There’s no doubt that Johnson, fit and trim and now only two wins away from matching Earnhardt’s career win total of 76 victories, is one of the sport’s greatest drivers.

But is he No. 1?

From a numbers standpoint, the Hendrick Motorsports driver will undoubtedly surpass Earnhardt’s win total, and it’s likely he’ll eventually capture a seventh championship. He could, in fact, become the first driver to win more than seven titles.

That would make him the most successful driver from a championship standpoint (neither he nor anyone else will come close to Petty’s mark of 200 career wins), but will that make him NASCAR’s greatest driver?

No.

That designation, without question, belongs to Earnhardt.

Statistics are a great way to gauge success. But it takes more than numbers to measure greatness.

Johnson has managed to excel during what some claim is the most competitive era in the history of NASCAR. Yes, there are more winners, on average, today. But there are also more races on the schedule, thus also more opportunities.

A larger number of teams run the full schedule today, although that doesn’t necessarily mean there are more “better” teams competing.

Earnhardt never ran a season consisting of 36 points races; Johnson’s never run in fewer than 36.

Earnhardt never had the opportunity to compete at Kansas, Chicago or Kentucky; but by the same token, Johnson never raced at North Wilkesboro or Riverside. I have a strong feeling both could have won at those tracks given the chance.

I’ll argue that the talent pool Earnhardt often faced was just as deep – with lineups including drivers such as Petty and Darrell Waltrip, Bobby Allison, Cale Yarborough, Buddy Baker, Neil Bonnett, Geoff Bodine and Harry Gant. Eventually Bill Elliott, Dale Jarrett and Rusty Wallace, Davey Allison, Alan Kulwicki, Tim Richmond and others took their place. Most were champions; many are already members of the NASCAR Hall of Fame.

Johnson is one of the greatest drivers that today’s fans will ever see. What he has done has been nothing short of amazing. If one wants to argue that he would not have won 74 races and six championships had it not been for Hendrick Motorsports and Chad Knaus, the same could be said of Earnhardt, who owed much of his success to Richard Childress Racing and the talented group he worked with there.

But what elevates Earnhardt above the rest is more than the fact that he was so successful. He provided fans with some of the sport’s most memorable moments during his two-plus decades. Among them: winning the pole at Watkins Glen in ’96 (and setting the track qualifying record, to boot) just two weeks after suffering a broken collarbone and sternum in a vicious crash at Talladega; climbing from his damaged car and into the ambulance, only to quickly exit and return to his car once he realized it would still run, at Daytona in ’97; his first and only Daytona 500 victory the following season, a win that erased 19 years of heartbreak.

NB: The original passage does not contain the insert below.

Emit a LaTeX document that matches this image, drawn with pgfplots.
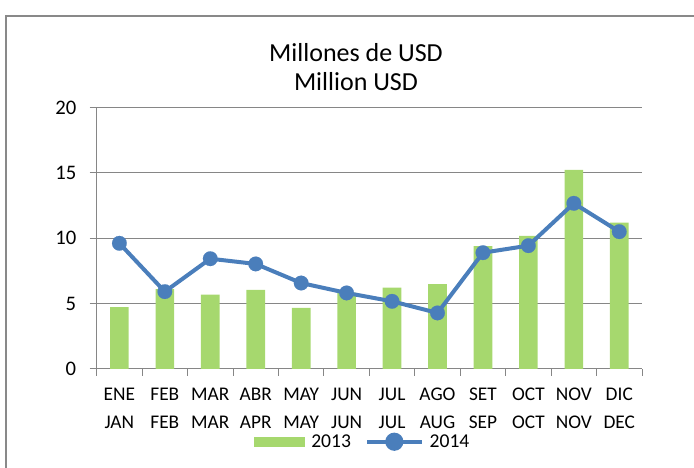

There was the “rattle his cage” incident with Terry Labonte en route to victory in the night race at Bristol in ’99; the wrongly-termed but aptly promoted “pass in the grass” on his way to winning the 1997 All-Star Race at Charlotte Motor Speedway; and the charge from 18th to first in the final five laps of the 2000 Winston 500 at Talladega Superspeedway.

For two decades, greatness drove a Chevrolet and it carried the number 3.

They were memorable moments that elevated the sport and defined the man.

Johnson can win more races and win more championships, but he can’t match that. He needn’t worry – no one else can, either.